O esquema adotado nos primeiros capítulos auxiliou ‘Irmãos’ a emplacar rapidamente: a novela era transmitida entre o primeiro e os dois últimos blocos da antecessora.

Logo abriu larga vantagem sobre a principal concorrente, a RTP, com a também brasileira 74.5 – Uma Onda no Ar, da Manchete – estrelada, vejam só, por Letícia Sabatella. Com Irmãos Coragem às 20h30, a novela das oito daqui, Pátria Minha (rebatizada como Vidas Cruzadas) era exibida às 18h em Portugal.

Sucesso do casal Jerônimo e Potira motivou mudanças

Queridinhos do público, os personagens foram poupados do trágico desfecho dado por Janete Clair aos dois na primeira versão: em fuga, são baleados pela polícia e morrem abraçados. Aqui, optou-se pelo lúdico: também em fuga, os dois se atiram no rio.

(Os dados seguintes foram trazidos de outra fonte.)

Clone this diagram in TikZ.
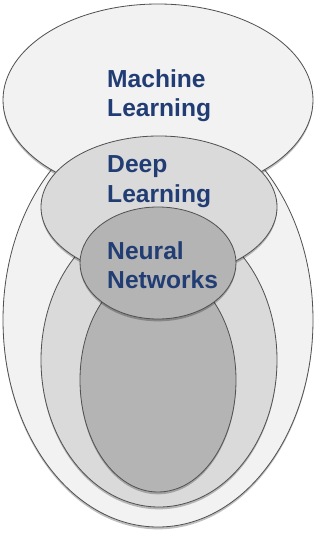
\documentclass[tikz,border=0pt]{standalone}
\usepackage{fontspec}
\setmainfont{Liberation Sans}
\usetikzlibrary{positioning,shapes.geometric,shadows}

\definecolor{mlgray}{HTML}{F2F2F2}
\definecolor{dlgray}{HTML}{DADADA}
\definecolor{nngray}{HTML}{B4B4B4}
\definecolor{rimgray}{HTML}{525252}
\definecolor{navy}{RGB}{33,61,115}

\newcommand{\pxu}{0.03cm}

\tikzset{
	blob/.style={ellipse, draw=rimgray, line width=0.7pt,
		inner sep=0pt, outer sep=0pt,
		drop shadow={shadow xshift=0pt, shadow yshift=-2pt,
			opacity=0.25, fill=black}},
	tag/.style={anchor=north west, inner sep=0pt, align=left,
		text=navy, font=\bfseries\fontsize{21}{25.5}\selectfont}
}

\begin{document}
\begin{tikzpicture}[x=\pxu, y=-\pxu]
	\useasboundingbox (0,0) rectangle (323,540);

	% lower bodies first, caps on top
	\node[blob, fill=mlgray, minimum width=310*\pxu, minimum height=414*\pxu]
		(MLbody) at (158,320) {};
	\node[blob, fill=mlgray, minimum width=310*\pxu, minimum height=192*\pxu]
		(ML) at (158,100) {};
	\node[blob, fill=dlgray, minimum width=236*\pxu, minimum height=294*\pxu]
		(DLbody) at (159,360) {};
	\node[blob, fill=dlgray, minimum width=236*\pxu, minimum height=142*\pxu]
		(DL) at (159,207) {};
	\node[blob, fill=nngray, minimum width=156*\pxu, minimum height=224*\pxu]
		(NNbody) at (158,380) {};
	\node[blob, fill=nngray, minimum width=156*\pxu, minimum height=112*\pxu]
		(NN) at (158,263) {};

	% labels
	\node[tag] (MLtext) at (107,69) {Machine\\Learning};
	\node[tag] (DLtext) at (107,155) {Deep\\Learning};
	\node[tag] (NNtext) at (107,241) {Neural\\Networks};
\end{tikzpicture}
\end{document}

E desaparecem… Se minha memória não falha, há uma passagem, nos momentos finais, com Jerônimo e Potira a bordo de um veleiro. Estariam vivos ou em “outra dimensão”?

Também foram alterados os desfechos do Coronel Pedro Barros – morto num incêndio causado por ele em 1970; enlouquecido e sob os cuidados da esposa em 1995. Juca Cipó, após deixar a prisão, amargava a pobreza ao lado da mulher e dos cinco filhos; na segunda versão, herda os bens de Pedro, seu pai biológico.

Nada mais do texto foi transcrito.